>>>>
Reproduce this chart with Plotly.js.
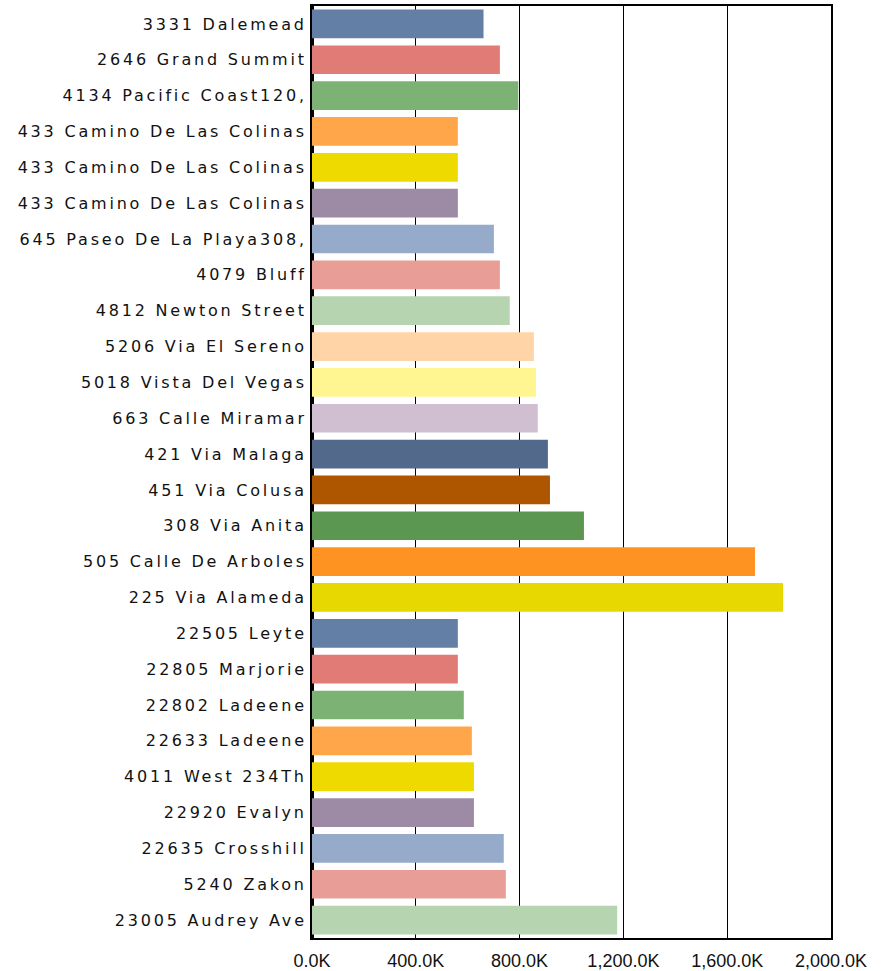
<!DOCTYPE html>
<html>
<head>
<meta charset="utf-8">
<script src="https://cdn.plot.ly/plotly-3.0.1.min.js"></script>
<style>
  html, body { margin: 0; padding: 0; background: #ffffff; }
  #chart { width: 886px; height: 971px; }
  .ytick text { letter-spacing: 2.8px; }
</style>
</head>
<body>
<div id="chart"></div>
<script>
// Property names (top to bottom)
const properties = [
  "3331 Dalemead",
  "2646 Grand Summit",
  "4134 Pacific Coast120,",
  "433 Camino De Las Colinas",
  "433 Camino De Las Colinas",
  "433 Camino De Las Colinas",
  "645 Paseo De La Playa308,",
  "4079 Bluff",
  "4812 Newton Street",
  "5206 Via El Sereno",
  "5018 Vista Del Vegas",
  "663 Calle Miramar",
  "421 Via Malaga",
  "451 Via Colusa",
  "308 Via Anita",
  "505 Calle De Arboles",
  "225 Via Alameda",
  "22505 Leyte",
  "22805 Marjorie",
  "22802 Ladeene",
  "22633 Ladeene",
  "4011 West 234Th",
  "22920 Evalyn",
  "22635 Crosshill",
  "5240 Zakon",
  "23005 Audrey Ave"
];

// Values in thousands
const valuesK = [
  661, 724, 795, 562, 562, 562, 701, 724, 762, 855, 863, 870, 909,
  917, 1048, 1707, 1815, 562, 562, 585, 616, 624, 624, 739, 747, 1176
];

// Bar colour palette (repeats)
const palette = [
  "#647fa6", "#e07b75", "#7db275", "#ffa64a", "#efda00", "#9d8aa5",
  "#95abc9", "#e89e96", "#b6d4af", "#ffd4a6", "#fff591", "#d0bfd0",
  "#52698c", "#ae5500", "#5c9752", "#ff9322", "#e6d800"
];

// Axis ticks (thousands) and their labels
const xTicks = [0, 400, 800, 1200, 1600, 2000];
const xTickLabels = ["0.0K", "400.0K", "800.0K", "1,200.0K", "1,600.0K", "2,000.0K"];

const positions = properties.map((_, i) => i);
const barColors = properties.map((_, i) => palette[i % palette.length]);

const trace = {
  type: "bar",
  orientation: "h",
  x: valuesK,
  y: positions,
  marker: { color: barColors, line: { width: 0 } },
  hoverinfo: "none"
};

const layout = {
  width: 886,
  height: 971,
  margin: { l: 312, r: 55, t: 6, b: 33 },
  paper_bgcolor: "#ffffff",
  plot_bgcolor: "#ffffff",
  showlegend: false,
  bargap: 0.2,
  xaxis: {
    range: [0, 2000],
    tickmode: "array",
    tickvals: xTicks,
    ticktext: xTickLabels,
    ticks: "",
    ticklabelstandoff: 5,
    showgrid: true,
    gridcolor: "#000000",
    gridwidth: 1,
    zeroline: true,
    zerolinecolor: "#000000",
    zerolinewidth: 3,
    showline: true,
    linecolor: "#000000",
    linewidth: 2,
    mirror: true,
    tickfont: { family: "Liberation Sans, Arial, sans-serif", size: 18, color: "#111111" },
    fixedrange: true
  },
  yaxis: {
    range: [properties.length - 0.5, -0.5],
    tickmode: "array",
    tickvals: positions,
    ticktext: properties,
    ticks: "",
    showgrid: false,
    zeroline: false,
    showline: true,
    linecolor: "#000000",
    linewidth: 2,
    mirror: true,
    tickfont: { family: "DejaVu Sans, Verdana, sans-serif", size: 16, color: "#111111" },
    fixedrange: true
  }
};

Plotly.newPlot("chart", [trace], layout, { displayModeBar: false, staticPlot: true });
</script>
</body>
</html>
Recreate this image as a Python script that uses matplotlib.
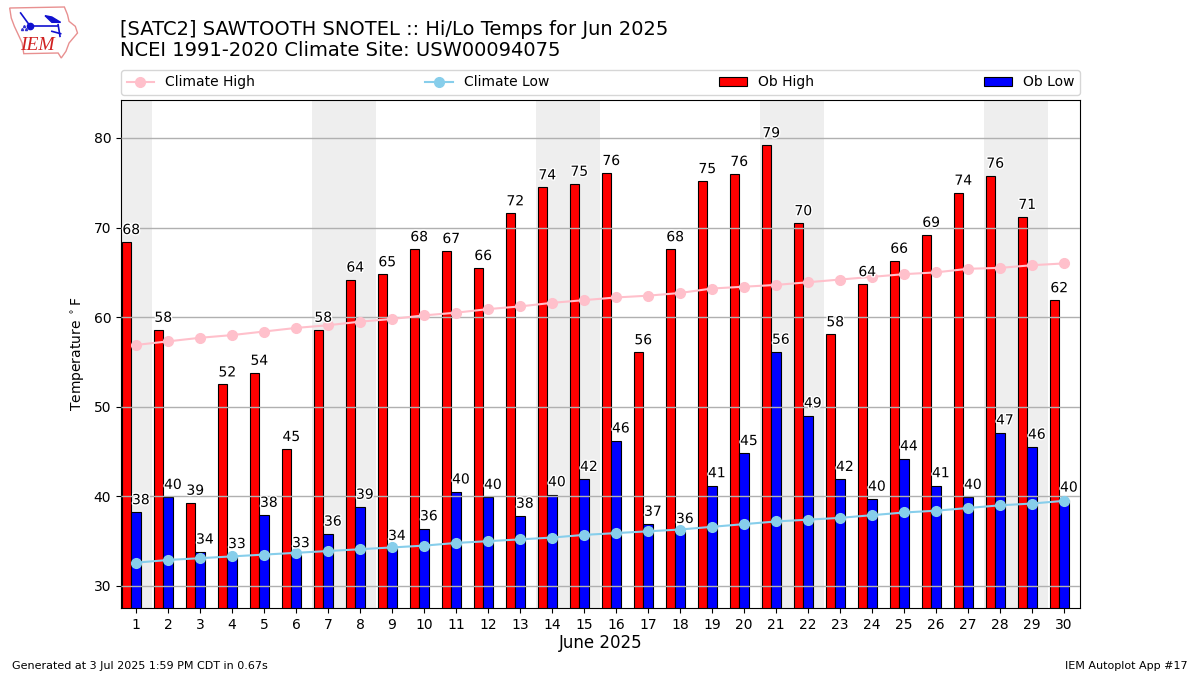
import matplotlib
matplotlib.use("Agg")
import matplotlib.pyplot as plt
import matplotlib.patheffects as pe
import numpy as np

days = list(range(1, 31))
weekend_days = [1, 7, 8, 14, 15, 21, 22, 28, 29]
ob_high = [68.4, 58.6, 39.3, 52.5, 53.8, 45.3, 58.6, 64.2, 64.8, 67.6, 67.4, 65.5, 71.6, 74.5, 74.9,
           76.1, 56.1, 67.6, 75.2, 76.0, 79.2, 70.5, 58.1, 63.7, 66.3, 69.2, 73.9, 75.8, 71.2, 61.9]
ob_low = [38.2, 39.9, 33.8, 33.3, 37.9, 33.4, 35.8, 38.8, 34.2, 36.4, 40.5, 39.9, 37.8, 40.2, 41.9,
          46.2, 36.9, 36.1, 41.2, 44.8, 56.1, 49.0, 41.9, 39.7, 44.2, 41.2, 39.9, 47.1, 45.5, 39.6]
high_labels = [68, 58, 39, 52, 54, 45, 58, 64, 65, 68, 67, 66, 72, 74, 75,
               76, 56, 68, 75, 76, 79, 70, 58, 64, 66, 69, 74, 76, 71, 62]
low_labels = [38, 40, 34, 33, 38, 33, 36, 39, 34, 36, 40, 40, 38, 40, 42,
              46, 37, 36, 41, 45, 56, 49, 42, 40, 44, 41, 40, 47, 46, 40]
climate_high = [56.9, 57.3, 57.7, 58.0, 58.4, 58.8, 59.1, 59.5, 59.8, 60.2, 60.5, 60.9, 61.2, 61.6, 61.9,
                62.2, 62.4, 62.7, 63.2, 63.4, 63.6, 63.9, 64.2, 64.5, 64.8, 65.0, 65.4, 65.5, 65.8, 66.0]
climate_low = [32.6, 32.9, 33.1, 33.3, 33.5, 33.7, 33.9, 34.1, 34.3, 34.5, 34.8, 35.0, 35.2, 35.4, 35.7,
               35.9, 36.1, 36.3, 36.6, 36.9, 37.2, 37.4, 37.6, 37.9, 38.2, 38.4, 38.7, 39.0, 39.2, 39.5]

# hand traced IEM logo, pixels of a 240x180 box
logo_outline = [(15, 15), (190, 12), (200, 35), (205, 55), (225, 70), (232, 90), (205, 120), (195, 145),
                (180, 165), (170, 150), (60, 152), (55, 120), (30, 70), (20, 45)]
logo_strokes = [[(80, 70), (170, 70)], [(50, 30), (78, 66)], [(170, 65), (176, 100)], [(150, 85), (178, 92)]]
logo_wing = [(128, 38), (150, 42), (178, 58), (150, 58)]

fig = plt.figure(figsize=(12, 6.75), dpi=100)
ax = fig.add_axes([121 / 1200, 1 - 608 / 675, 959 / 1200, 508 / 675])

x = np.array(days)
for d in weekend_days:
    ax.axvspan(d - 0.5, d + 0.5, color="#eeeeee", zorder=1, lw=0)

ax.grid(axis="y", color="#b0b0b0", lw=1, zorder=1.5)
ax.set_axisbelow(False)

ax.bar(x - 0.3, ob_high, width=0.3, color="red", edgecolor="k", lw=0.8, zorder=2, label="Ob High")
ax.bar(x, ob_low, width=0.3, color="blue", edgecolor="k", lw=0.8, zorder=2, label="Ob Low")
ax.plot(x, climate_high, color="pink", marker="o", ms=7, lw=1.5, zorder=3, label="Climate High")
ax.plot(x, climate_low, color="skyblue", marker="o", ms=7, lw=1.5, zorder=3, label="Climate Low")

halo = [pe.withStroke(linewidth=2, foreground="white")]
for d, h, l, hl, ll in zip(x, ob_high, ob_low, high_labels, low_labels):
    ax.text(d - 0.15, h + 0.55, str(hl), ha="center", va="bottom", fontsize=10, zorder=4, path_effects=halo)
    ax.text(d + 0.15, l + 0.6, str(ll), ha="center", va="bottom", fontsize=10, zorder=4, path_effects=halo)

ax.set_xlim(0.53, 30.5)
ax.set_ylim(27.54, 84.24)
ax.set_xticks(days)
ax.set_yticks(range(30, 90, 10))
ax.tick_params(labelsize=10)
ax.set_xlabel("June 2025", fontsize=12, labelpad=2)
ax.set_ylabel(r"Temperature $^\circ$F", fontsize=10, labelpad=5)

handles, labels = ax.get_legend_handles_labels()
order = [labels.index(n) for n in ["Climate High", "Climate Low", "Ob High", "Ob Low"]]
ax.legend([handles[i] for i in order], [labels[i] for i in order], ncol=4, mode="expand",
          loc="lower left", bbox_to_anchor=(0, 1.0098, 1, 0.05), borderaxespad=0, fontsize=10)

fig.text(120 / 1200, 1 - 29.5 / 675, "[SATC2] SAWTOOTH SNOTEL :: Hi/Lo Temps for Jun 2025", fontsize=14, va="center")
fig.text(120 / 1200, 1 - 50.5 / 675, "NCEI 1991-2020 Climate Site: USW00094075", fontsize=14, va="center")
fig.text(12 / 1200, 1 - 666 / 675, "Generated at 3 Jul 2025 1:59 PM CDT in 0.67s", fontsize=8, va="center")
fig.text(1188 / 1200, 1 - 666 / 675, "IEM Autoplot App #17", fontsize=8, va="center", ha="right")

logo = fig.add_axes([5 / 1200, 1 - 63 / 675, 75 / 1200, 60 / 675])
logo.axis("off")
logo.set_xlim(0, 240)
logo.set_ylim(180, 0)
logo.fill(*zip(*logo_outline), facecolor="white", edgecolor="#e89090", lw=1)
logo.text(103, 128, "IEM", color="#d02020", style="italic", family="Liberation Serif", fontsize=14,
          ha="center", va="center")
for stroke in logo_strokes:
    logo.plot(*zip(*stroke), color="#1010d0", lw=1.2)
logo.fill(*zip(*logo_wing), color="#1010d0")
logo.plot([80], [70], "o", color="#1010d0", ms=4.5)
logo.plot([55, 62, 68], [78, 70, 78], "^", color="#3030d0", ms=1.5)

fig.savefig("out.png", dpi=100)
<<<<
>>>>
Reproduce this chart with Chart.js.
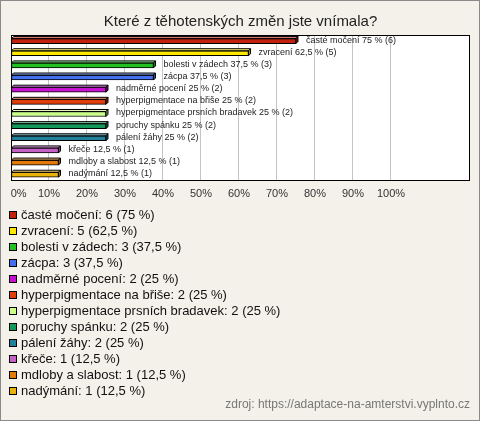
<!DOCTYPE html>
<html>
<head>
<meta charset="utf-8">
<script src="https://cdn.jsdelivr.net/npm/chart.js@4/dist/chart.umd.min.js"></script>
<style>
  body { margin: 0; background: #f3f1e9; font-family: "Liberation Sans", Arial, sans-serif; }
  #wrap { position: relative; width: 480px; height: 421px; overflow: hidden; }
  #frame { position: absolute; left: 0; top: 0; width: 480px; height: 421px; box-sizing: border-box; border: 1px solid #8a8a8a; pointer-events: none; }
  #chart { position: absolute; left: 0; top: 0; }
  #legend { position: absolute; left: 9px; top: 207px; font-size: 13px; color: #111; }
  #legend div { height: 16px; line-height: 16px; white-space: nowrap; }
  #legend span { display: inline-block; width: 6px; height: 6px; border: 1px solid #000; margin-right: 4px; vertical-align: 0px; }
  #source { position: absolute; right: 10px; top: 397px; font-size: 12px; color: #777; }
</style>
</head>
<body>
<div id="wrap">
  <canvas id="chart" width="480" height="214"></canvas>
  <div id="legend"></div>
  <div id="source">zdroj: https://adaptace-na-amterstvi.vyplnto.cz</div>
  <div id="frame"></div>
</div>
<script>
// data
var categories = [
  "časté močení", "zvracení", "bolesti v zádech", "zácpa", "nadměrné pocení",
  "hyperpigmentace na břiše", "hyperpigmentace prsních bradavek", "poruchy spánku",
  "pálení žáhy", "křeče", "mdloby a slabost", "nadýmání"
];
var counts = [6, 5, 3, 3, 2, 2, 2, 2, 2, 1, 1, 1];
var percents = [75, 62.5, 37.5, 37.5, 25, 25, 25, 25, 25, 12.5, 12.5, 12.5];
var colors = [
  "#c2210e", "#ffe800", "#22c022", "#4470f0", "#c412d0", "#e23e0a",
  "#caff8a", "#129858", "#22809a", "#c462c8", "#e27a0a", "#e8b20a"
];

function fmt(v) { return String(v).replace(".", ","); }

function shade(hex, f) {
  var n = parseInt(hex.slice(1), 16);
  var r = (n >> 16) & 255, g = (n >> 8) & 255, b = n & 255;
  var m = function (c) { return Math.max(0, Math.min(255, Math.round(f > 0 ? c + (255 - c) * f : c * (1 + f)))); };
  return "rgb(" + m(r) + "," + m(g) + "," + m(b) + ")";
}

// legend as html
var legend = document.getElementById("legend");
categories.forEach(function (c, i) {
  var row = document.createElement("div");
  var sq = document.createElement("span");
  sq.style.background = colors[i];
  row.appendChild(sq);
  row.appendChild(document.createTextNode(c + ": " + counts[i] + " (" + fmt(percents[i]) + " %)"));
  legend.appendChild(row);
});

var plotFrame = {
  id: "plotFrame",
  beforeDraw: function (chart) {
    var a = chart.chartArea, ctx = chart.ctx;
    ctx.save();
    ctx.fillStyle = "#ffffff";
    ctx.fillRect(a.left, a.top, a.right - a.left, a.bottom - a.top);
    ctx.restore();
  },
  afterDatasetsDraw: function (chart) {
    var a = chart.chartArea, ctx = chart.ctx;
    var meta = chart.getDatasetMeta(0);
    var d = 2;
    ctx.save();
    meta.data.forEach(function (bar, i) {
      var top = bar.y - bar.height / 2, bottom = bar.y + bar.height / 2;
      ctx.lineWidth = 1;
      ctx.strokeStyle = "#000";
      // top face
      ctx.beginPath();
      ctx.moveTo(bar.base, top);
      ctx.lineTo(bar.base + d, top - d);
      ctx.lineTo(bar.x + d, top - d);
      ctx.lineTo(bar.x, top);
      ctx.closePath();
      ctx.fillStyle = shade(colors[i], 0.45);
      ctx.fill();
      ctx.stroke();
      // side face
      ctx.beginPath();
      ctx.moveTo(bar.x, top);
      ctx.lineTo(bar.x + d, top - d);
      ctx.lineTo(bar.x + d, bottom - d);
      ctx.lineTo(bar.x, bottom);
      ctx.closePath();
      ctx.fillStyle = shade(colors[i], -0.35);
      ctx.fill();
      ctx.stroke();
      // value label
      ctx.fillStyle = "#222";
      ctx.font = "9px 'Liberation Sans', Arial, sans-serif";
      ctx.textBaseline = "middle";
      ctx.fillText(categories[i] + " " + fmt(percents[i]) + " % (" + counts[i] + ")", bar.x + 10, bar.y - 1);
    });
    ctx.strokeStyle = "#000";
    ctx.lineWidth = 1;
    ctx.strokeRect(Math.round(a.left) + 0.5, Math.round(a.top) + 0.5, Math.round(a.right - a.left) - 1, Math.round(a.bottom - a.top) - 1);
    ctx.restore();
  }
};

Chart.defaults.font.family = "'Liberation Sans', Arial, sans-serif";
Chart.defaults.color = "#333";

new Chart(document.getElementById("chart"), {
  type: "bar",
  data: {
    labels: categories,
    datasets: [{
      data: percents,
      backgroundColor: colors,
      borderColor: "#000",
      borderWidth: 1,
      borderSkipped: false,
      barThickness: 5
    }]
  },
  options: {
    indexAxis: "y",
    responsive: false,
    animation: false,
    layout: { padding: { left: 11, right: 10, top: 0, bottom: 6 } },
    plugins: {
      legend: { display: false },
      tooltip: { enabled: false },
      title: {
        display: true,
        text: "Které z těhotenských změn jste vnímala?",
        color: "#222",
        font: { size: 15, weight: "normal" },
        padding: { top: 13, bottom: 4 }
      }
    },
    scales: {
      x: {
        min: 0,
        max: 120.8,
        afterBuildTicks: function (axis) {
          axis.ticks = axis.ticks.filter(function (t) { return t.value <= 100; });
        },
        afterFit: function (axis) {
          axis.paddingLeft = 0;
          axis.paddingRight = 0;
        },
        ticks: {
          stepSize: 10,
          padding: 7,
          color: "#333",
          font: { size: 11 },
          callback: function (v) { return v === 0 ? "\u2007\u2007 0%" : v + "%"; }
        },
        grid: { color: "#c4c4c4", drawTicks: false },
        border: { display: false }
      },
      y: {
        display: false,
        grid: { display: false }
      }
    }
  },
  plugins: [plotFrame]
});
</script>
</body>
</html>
<<<<
>>>>
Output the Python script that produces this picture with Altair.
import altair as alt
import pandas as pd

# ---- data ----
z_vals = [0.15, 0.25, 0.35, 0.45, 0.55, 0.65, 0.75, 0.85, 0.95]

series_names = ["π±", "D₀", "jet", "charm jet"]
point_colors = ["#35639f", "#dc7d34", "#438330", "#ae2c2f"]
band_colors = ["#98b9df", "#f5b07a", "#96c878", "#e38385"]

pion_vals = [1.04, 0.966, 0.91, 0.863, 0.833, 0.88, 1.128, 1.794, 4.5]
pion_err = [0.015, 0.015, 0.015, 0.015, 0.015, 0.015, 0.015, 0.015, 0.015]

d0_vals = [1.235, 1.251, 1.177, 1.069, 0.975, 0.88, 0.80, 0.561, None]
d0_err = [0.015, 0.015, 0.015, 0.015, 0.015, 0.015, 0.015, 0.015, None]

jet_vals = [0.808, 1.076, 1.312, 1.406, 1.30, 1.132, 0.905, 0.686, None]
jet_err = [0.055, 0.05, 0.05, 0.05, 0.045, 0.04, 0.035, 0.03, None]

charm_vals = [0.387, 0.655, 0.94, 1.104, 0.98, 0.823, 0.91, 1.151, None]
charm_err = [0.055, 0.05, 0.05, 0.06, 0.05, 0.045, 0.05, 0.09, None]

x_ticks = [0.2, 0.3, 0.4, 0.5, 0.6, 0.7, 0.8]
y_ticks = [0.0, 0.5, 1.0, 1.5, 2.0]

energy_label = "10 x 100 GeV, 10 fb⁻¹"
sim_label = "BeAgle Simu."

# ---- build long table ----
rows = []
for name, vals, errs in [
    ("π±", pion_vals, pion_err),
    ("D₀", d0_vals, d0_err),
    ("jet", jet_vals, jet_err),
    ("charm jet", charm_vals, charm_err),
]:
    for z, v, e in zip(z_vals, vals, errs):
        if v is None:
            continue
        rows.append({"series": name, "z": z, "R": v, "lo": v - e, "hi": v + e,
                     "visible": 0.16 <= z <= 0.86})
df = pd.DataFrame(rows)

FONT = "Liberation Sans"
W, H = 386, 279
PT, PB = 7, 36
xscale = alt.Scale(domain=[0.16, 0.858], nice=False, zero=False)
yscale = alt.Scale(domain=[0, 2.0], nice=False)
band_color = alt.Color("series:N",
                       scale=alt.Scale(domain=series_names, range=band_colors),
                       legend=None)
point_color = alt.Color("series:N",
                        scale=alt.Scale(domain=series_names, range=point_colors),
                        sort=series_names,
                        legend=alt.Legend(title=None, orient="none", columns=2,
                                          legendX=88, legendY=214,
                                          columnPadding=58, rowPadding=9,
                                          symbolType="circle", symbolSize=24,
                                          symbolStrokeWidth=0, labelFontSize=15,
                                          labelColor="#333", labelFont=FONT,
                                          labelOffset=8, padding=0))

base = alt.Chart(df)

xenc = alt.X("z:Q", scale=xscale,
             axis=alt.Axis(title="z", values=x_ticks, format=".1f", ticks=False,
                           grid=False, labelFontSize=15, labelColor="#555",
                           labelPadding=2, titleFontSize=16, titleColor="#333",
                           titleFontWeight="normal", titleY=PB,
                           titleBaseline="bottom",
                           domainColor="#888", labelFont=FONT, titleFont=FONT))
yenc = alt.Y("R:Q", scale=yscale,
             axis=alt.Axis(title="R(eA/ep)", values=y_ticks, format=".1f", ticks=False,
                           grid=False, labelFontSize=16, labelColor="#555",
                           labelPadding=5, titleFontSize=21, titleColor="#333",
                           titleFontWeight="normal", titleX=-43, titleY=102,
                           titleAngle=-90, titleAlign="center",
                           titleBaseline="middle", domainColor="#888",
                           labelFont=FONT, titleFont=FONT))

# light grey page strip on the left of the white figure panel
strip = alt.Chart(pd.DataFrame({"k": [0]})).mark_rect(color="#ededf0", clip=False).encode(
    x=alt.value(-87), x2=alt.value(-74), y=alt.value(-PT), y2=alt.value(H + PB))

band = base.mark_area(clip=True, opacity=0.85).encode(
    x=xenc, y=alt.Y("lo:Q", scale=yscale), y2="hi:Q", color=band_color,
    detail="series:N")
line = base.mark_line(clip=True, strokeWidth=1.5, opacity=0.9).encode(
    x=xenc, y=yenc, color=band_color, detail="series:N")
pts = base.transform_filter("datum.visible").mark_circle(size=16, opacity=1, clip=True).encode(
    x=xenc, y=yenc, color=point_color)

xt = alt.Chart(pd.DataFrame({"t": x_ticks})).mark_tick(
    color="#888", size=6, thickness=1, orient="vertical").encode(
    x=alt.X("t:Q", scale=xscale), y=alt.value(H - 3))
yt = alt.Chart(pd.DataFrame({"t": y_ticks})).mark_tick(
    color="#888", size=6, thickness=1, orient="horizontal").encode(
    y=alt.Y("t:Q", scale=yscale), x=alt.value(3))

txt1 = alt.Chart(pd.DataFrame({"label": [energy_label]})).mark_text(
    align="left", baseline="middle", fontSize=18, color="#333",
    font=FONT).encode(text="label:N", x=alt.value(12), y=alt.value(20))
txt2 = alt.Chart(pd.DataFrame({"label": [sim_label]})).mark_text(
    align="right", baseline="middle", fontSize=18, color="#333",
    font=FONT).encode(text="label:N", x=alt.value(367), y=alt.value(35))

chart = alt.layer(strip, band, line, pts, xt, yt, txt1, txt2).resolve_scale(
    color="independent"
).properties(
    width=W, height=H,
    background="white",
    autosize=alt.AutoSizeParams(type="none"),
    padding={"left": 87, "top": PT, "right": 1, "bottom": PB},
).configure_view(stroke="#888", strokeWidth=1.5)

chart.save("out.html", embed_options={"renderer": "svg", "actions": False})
<<<<
SHORT TASK: In the listing above, find the line containing "Recreate this image" and the line containing "logo_wing = [(128, 38), (150, 42), (178, 58), (150, 58)]", then output those two lines and everything between them exactly as written, without the images.

EXERCISE OUTPUT:
Recreate this image as a Python script that uses matplotlib.
import matplotlib
matplotlib.use("Agg")
import matplotlib.pyplot as plt
import matplotlib.patheffects as pe
import numpy as np

days = list(range(1, 31))
weekend_days = [1, 7, 8, 14, 15, 21, 22, 28, 29]
ob_high = [68.4, 58.6, 39.3, 52.5, 53.8, 45.3, 58.6, 64.2, 64.8, 67.6, 67.4, 65.5, 71.6, 74.5, 74.9,
           76.1, 56.1, 67.6, 75.2, 76.0, 79.2, 70.5, 58.1, 63.7, 66.3, 69.2, 73.9, 75.8, 71.2, 61.9]
ob_low = [38.2, 39.9, 33.8, 33.3, 37.9, 33.4, 35.8, 38.8, 34.2, 36.4, 40.5, 39.9, 37.8, 40.2, 41.9,
          46.2, 36.9, 36.1, 41.2, 44.8, 56.1, 49.0, 41.9, 39.7, 44.2, 41.2, 39.9, 47.1, 45.5, 39.6]
high_labels = [68, 58, 39, 52, 54, 45, 58, 64, 65, 68, 67, 66, 72, 74, 75,
               76, 56, 68, 75, 76, 79, 70, 58, 64, 66, 69, 74, 76, 71, 62]
low_labels = [38, 40, 34, 33, 38, 33, 36, 39, 34, 36, 40, 40, 38, 40, 42,
              46, 37, 36, 41, 45, 56, 49, 42, 40, 44, 41, 40, 47, 46, 40]
climate_high = [56.9, 57.3, 57.7, 58.0, 58.4, 58.8, 59.1, 59.5, 59.8, 60.2, 60.5, 60.9, 61.2, 61.6, 61.9,
                62.2, 62.4, 62.7, 63.2, 63.4, 63.6, 63.9, 64.2, 64.5, 64.8, 65.0, 65.4, 65.5, 65.8, 66.0]
climate_low = [32.6, 32.9, 33.1, 33.3, 33.5, 33.7, 33.9, 34.1, 34.3, 34.5, 34.8, 35.0, 35.2, 35.4, 35.7,
               35.9, 36.1, 36.3, 36.6, 36.9, 37.2, 37.4, 37.6, 37.9, 38.2, 38.4, 38.7, 39.0, 39.2, 39.5]

# hand traced IEM logo, pixels of a 240x180 box
logo_outline = [(15, 15), (190, 12), (200, 35), (205, 55), (225, 70), (232, 90), (205, 120), (195, 145),
                (180, 165), (170, 150), (60, 152), (55, 120), (30, 70), (20, 45)]
logo_strokes = [[(80, 70), (170, 70)], [(50, 30), (78, 66)], [(170, 65), (176, 100)], [(150, 85), (178, 92)]]
logo_wing = [(128, 38), (150, 42), (178, 58), (150, 58)]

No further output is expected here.